Presented By O'Reilly and Cloudera
December 5-6, 2016: Training
December 6–8, 2016: Tutorials & Conference

Creating real-time, data-centric applications with Impala and Kudu

Todd Lipcon (Cloudera), Marcel Kornacker (Cloudera)
5:05pm–5:45pm Wednesday, December 7, 2016
Data science and advanced analytics
Location: Summit 2 Level: Intermediate
Average rating: ****.
(4.17, 6 ratings)

Prerequisite Knowledge

  • A basic understanding of SQL and the Hadoop ecosystem

What you'll learn

  • Explore a modern big data architecture for real-time, data-centric applications


Running real-time data-intensive applications on Apache Hadoop requires complex architectures to store and query data, typically involving multiple independent systems that are tied together through custom-engineered pipelines. A common pattern is to use a NoSQL engine like Apache HBase for caching and later transformations, the results of which are periodically written to HDFS in one of the popular open columnar file formats as a prerequisite for querying by a SQL engine.

Apache Kudu (incubating), a new scalable distributed storage engine designed for the Hadoop environment, gives the user low-latency single-row access as well as high-throughput bulk data scans. Integrated with Apache Impala (incubating), these capabilities are made available to the user via standard SQL language elements for updates and querying, combining the flexible update functionality of an RDBMS with the performance of a parallel analytic database system.
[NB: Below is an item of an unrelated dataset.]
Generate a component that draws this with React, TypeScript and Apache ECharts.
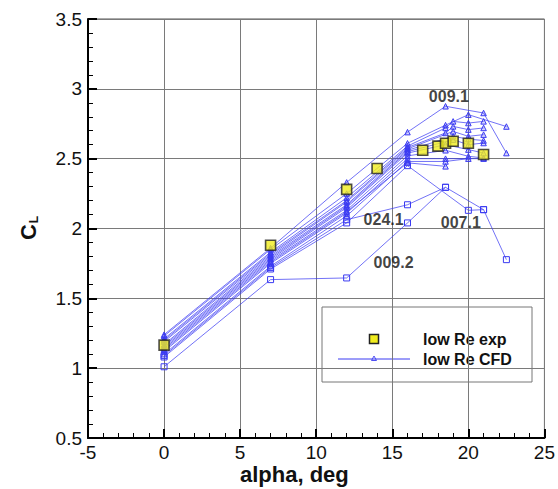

Todd Lipcon and Marcel Kornacker provide an introduction to using Impala + Kudu to power your real-time data-centric applications for use cases like time series analysis (fraud detection, stream market data), machine data analytics, and online reporting.

Photo of Todd Lipcon

Todd Lipcon


Todd Lipcon is an engineer at Cloudera, where he primarily contributes to open source distributed systems in the Apache Hadoop ecosystem. Previously, he focused on Apache HBase, HDFS, and MapReduce, where he designed and implemented redundant metadata storage for the NameNode (QuorumJournalManager), ZooKeeper-based automatic failover, and numerous performance, durability, and stability improvements. In 2012, Todd founded the Apache Kudu project and has spent the last three years leading this team. Todd is a committer and PMC member on Apache HBase, Hadoop, Thrift, and Kudu, as well as a member of the Apache Software Foundation. Prior to Cloudera, Todd worked on web infrastructure at several startups and researched novel machine learning methods for collaborative filtering. Todd holds a bachelor’s degree with honors from Brown University.

Photo of Marcel Kornacker

Marcel Kornacker


Marcel Kornacker is a tech lead at Cloudera and the architect of Apache Impala (incubating). Marcel has held engineering jobs at a few database-related startup companies and at Google, where he worked on several ad-serving and storage infrastructure projects. His last engagement was as the tech lead for the distributed query engine component of Google’s F1 project. Marcel holds a PhD in databases from UC Berkeley.